#### Work required
Make an exact copy of the lines, leaving the pictures out.
------ Supplied data
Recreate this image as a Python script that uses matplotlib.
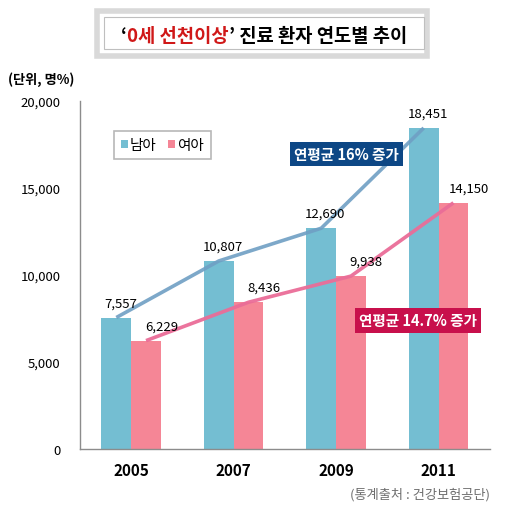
import matplotlib

matplotlib.use("Agg")

import matplotlib.pyplot as plt
from matplotlib.patches import Rectangle
import numpy as np

plt.rcParams["font.family"] = ["Noto Sans CJK KR", "DejaVu Sans"]

years = ["2005", "2007", "2009", "2011"]
boys = [7557, 10807, 12690, 18451]
girls = [6229, 8436, 9938, 14150]
yticks = [0, 5000, 10000, 15000, 20000]

BOY_COLOR = "#74bed2"
GIRL_COLOR = "#f58696"

fig = plt.figure(figsize=(5.06, 5.10), dpi=100)
ax = fig.add_axes([0.158, 0.1176, 0.81, 0.6824])

x = np.arange(len(years))
w = 0.29
b1 = ax.bar(x - w / 2, boys, w, color=BOY_COLOR, zorder=2)
b2 = ax.bar(x + w / 2, girls, w, color=GIRL_COLOR, zorder=2)

# trend lines through the bar tops
ax.plot(x - w / 2, boys, color="#6f9fc4", lw=2.6, alpha=0.9, zorder=3,
        solid_capstyle="butt")
ax.plot(x + w / 2, girls, color="#ea6d98", lw=2.6, alpha=0.95, zorder=3,
        solid_capstyle="butt")

for xi, v in zip(x, boys):
    ax.annotate(f"{v:,}", (xi - w / 2, v), xytext=(3, 6), textcoords="offset points",
                ha="center", va="bottom", fontsize=9.5, zorder=4)
for xi, v in zip(x, girls):
    ax.annotate(f"{v:,}", (xi + w / 2, v), xytext=(11, 6), textcoords="offset points",
                ha="center", va="bottom", fontsize=9.5, zorder=4)

ax.set_xlim(-0.5, len(years) - 0.5)
ax.set_ylim(0, 20000)
ax.set_yticks(yticks)
ax.set_yticklabels([f"{t:,}" for t in yticks], fontsize=9.5)
ax.set_xticks(x)
ax.set_xticklabels(years, fontsize=11, fontweight="bold")
ax.tick_params(axis="both", length=0, pad=9)
ax.tick_params(axis="y", pad=14)
for s in ["top", "right"]:
    ax.spines[s].set_visible(False)
for s in ["left", "bottom"]:
    ax.spines[s].set_color("#8c8c8c")
    ax.spines[s].set_linewidth(1.0)

# legend with small square swatches
leg = ax.legend([b1, b2], ["남아", "여아"], loc="upper left",
                bbox_to_anchor=(0.065, 0.935),
                ncol=2, frameon=True, fancybox=False, fontsize=10.5,
                handlelength=0.45, handleheight=0.45, handletextpad=0.15,
                columnspacing=0.8, borderpad=0.5)
leg.get_frame().set_edgecolor("#a6a6a6")
leg.get_frame().set_linewidth(1.2)

# growth callouts
ax.text(2.1, 16950, "연평균 16% 증가", color="white", fontsize=10.5, fontweight="bold",
        ha="center", va="center", zorder=5,
        bbox=dict(boxstyle="square,pad=0.3", fc="#0d4785", ec="none"))
ax.text(2.8, 7400, "연평균 14.7% 증가", color="white", fontsize=10.5, fontweight="bold",
        ha="center", va="center", zorder=5,
        bbox=dict(boxstyle="square,pad=0.3", fc="#c8104c", ec="none"))

fig.text(8 / 506, 1 - 80 / 510, "(단위, 명%)", fontsize=9.5, fontweight="bold",
         va="center", ha="left")
fig.text(490 / 506, 1 - 495 / 510, "(통계출처 : 건강보험공단)", fontsize=9.5,
         color="#6e6e6e", va="center", ha="right")

# title box
fig.patches.append(Rectangle((97 / 506, 1 - 57 / 510), 330 / 506, 45 / 510,
                             transform=fig.transFigure, fill=False,
                             ec="#d9d9d9", lw=4))
fig.patches.append(Rectangle((104 / 506, 1 - 50 / 510), 320 / 506, 32 / 510,
                             transform=fig.transFigure, fill=False,
                             ec="#bfbfbf", lw=0.8))

pieces = [("‘", "black"), ("0세 선천이상", "#d01818"), ("’ 진료 환자 연도별 추이", "black")]
renderer = fig.canvas.get_renderer()
texts = []
total = 0
for s, c in pieces:
    t = fig.text(0, 1 - 36 / 510, s, color=c, fontsize=13.5, fontweight="bold",
                 va="center", ha="left")
    bb = t.get_window_extent(renderer)
    texts.append((t, bb.width))
    total += bb.width
cur = 264 - total / 2
for t, wd in texts:
    t.set_x(cur / 506)
    cur += wd

fig.savefig("out.png", dpi=100)
plt.close(fig)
------------
#### Finished exercise
Recreate this image as a Python script that uses matplotlib.
import matplotlib

matplotlib.use("Agg")

import matplotlib.pyplot as plt
from matplotlib.patches import Rectangle
import numpy as np

plt.rcParams["font.family"] = ["Noto Sans CJK KR", "DejaVu Sans"]

years = ["2005", "2007", "2009", "2011"]
boys = [7557, 10807, 12690, 18451]
girls = [6229, 8436, 9938, 14150]
yticks = [0, 5000, 10000, 15000, 20000]

BOY_COLOR = "#74bed2"
GIRL_COLOR = "#f58696"

fig = plt.figure(figsize=(5.06, 5.10), dpi=100)
ax = fig.add_axes([0.158, 0.1176, 0.81, 0.6824])

x = np.arange(len(years))
w = 0.29
b1 = ax.bar(x - w / 2, boys, w, color=BOY_COLOR, zorder=2)
b2 = ax.bar(x + w / 2, girls, w, color=GIRL_COLOR, zorder=2)

# trend lines through the bar tops
ax.plot(x - w / 2, boys, color="#6f9fc4", lw=2.6, alpha=0.9, zorder=3,
        solid_capstyle="butt")
ax.plot(x + w / 2, girls, color="#ea6d98", lw=2.6, alpha=0.95, zorder=3,
        solid_capstyle="butt")

for xi, v in zip(x, boys):
    ax.annotate(f"{v:,}", (xi - w / 2, v), xytext=(3, 6), textcoords="offset points",
                ha="center", va="bottom", fontsize=9.5, zorder=4)
for xi, v in zip(x, girls):
    ax.annotate(f"{v:,}", (xi + w / 2, v), xytext=(11, 6), textcoords="offset points",
                ha="center", va="bottom", fontsize=9.5, zorder=4)

ax.set_xlim(-0.5, len(years) - 0.5)
ax.set_ylim(0, 20000)
ax.set_yticks(yticks)
ax.set_yticklabels([f"{t:,}" for t in yticks], fontsize=9.5)
ax.set_xticks(x)
ax.set_xticklabels(years, fontsize=11, fontweight="bold")
ax.tick_params(axis="both", length=0, pad=9)
ax.tick_params(axis="y", pad=14)
for s in ["top", "right"]:
    ax.spines[s].set_visible(False)
for s in ["left", "bottom"]:
    ax.spines[s].set_color("#8c8c8c")
    ax.spines[s].set_linewidth(1.0)

# legend with small square swatches
leg = ax.legend([b1, b2], ["남아", "여아"], loc="upper left",
                bbox_to_anchor=(0.065, 0.935),
                ncol=2, frameon=True, fancybox=False, fontsize=10.5,
                handlelength=0.45, handleheight=0.45, handletextpad=0.15,
                columnspacing=0.8, borderpad=0.5)
leg.get_frame().set_edgecolor("#a6a6a6")
leg.get_frame().set_linewidth(1.2)

# growth callouts
ax.text(2.1, 16950, "연평균 16% 증가", color="white", fontsize=10.5, fontweight="bold",
        ha="center", va="center", zorder=5,
        bbox=dict(boxstyle="square,pad=0.3", fc="#0d4785", ec="none"))
ax.text(2.8, 7400, "연평균 14.7% 증가", color="white", fontsize=10.5, fontweight="bold",
        ha="center", va="center", zorder=5,
        bbox=dict(boxstyle="square,pad=0.3", fc="#c8104c", ec="none"))

fig.text(8 / 506, 1 - 80 / 510, "(단위, 명%)", fontsize=9.5, fontweight="bold",
         va="center", ha="left")
fig.text(490 / 506, 1 - 495 / 510, "(통계출처 : 건강보험공단)", fontsize=9.5,
         color="#6e6e6e", va="center", ha="right")

# title box
fig.patches.append(Rectangle((97 / 506, 1 - 57 / 510), 330 / 506, 45 / 510,
                             transform=fig.transFigure, fill=False,
                             ec="#d9d9d9", lw=4))
fig.patches.append(Rectangle((104 / 506, 1 - 50 / 510), 320 / 506, 32 / 510,
                             transform=fig.transFigure, fill=False,
                             ec="#bfbfbf", lw=0.8))

pieces = [("‘", "black"), ("0세 선천이상", "#d01818"), ("’ 진료 환자 연도별 추이", "black")]
renderer = fig.canvas.get_renderer()
texts = []
total = 0
for s, c in pieces:
    t = fig.text(0, 1 - 36 / 510, s, color=c, fontsize=13.5, fontweight="bold",
                 va="center", ha="left")
    bb = t.get_window_extent(renderer)
    texts.append((t, bb.width))
    total += bb.width
cur = 264 - total / 2
for t, wd in texts:
    t.set_x(cur / 506)
    cur += wd

fig.savefig("out.png", dpi=100)
plt.close(fig)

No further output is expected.